— INSTRUCTIONS FOR THE TASK —
Return, word for word, every line that follows.

Start MATERIAL

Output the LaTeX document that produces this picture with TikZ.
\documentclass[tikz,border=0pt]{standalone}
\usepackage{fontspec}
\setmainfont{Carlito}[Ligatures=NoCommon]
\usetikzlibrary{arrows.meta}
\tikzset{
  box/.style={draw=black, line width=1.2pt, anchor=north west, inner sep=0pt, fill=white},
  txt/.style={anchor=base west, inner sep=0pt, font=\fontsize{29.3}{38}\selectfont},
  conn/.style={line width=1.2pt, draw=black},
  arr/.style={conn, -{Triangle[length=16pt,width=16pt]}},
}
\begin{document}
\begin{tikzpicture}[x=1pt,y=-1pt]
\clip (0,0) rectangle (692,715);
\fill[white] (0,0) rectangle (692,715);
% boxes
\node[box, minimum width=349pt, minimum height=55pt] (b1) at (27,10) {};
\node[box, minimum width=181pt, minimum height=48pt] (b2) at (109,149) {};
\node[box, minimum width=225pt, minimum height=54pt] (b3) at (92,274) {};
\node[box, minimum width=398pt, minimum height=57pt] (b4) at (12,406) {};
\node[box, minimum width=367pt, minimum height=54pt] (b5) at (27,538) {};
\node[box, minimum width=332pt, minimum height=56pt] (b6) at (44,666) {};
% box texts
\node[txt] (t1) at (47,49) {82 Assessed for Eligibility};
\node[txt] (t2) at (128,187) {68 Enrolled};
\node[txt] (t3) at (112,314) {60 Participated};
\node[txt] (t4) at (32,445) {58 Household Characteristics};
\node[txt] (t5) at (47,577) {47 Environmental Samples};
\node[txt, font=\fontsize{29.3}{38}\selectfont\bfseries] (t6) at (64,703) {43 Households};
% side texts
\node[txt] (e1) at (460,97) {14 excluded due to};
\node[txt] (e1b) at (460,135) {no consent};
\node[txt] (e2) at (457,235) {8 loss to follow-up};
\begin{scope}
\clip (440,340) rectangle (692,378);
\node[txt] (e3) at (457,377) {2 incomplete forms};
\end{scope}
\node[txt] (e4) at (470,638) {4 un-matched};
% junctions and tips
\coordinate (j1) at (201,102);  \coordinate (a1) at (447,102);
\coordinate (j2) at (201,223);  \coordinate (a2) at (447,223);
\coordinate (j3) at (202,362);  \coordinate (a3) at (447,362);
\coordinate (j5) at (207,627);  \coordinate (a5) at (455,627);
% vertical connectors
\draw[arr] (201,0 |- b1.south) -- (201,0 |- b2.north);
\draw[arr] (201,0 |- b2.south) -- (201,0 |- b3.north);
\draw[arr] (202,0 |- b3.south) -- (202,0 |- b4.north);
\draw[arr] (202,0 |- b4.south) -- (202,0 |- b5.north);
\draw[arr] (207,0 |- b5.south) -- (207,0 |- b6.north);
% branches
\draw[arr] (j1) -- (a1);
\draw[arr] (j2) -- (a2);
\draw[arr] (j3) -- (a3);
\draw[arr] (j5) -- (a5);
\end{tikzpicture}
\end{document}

End MATERIAL

— THE SOLUTION —
Output the LaTeX document that produces this picture with TikZ.
\documentclass[tikz,border=0pt]{standalone}
\usepackage{fontspec}
\setmainfont{Carlito}[Ligatures=NoCommon]
\usetikzlibrary{arrows.meta}
\tikzset{
  box/.style={draw=black, line width=1.2pt, anchor=north west, inner sep=0pt, fill=white},
  txt/.style={anchor=base west, inner sep=0pt, font=\fontsize{29.3}{38}\selectfont},
  conn/.style={line width=1.2pt, draw=black},
  arr/.style={conn, -{Triangle[length=16pt,width=16pt]}},
}
\begin{document}
\begin{tikzpicture}[x=1pt,y=-1pt]
\clip (0,0) rectangle (692,715);
\fill[white] (0,0) rectangle (692,715);
% boxes
\node[box, minimum width=349pt, minimum height=55pt] (b1) at (27,10) {};
\node[box, minimum width=181pt, minimum height=48pt] (b2) at (109,149) {};
\node[box, minimum width=225pt, minimum height=54pt] (b3) at (92,274) {};
\node[box, minimum width=398pt, minimum height=57pt] (b4) at (12,406) {};
\node[box, minimum width=367pt, minimum height=54pt] (b5) at (27,538) {};
\node[box, minimum width=332pt, minimum height=56pt] (b6) at (44,666) {};
% box texts
\node[txt] (t1) at (47,49) {82 Assessed for Eligibility};
\node[txt] (t2) at (128,187) {68 Enrolled};
\node[txt] (t3) at (112,314) {60 Participated};
\node[txt] (t4) at (32,445) {58 Household Characteristics};
\node[txt] (t5) at (47,577) {47 Environmental Samples};
\node[txt, font=\fontsize{29.3}{38}\selectfont\bfseries] (t6) at (64,703) {43 Households};
% side texts
\node[txt] (e1) at (460,97) {14 excluded due to};
\node[txt] (e1b) at (460,135) {no consent};
\node[txt] (e2) at (457,235) {8 loss to follow-up};
\begin{scope}
\clip (440,340) rectangle (692,378);
\node[txt] (e3) at (457,377) {2 incomplete forms};
\end{scope}
\node[txt] (e4) at (470,638) {4 un-matched};
% junctions and tips
\coordinate (j1) at (201,102);  \coordinate (a1) at (447,102);
\coordinate (j2) at (201,223);  \coordinate (a2) at (447,223);
\coordinate (j3) at (202,362);  \coordinate (a3) at (447,362);
\coordinate (j5) at (207,627);  \coordinate (a5) at (455,627);
% vertical connectors
\draw[arr] (201,0 |- b1.south) -- (201,0 |- b2.north);
\draw[arr] (201,0 |- b2.south) -- (201,0 |- b3.north);
\draw[arr] (202,0 |- b3.south) -- (202,0 |- b4.north);
\draw[arr] (202,0 |- b4.south) -- (202,0 |- b5.north);
\draw[arr] (207,0 |- b5.south) -- (207,0 |- b6.north);
% branches
\draw[arr] (j1) -- (a1);
\draw[arr] (j2) -- (a2);
\draw[arr] (j3) -- (a3);
\draw[arr] (j5) -- (a5);
\end{tikzpicture}
\end{document}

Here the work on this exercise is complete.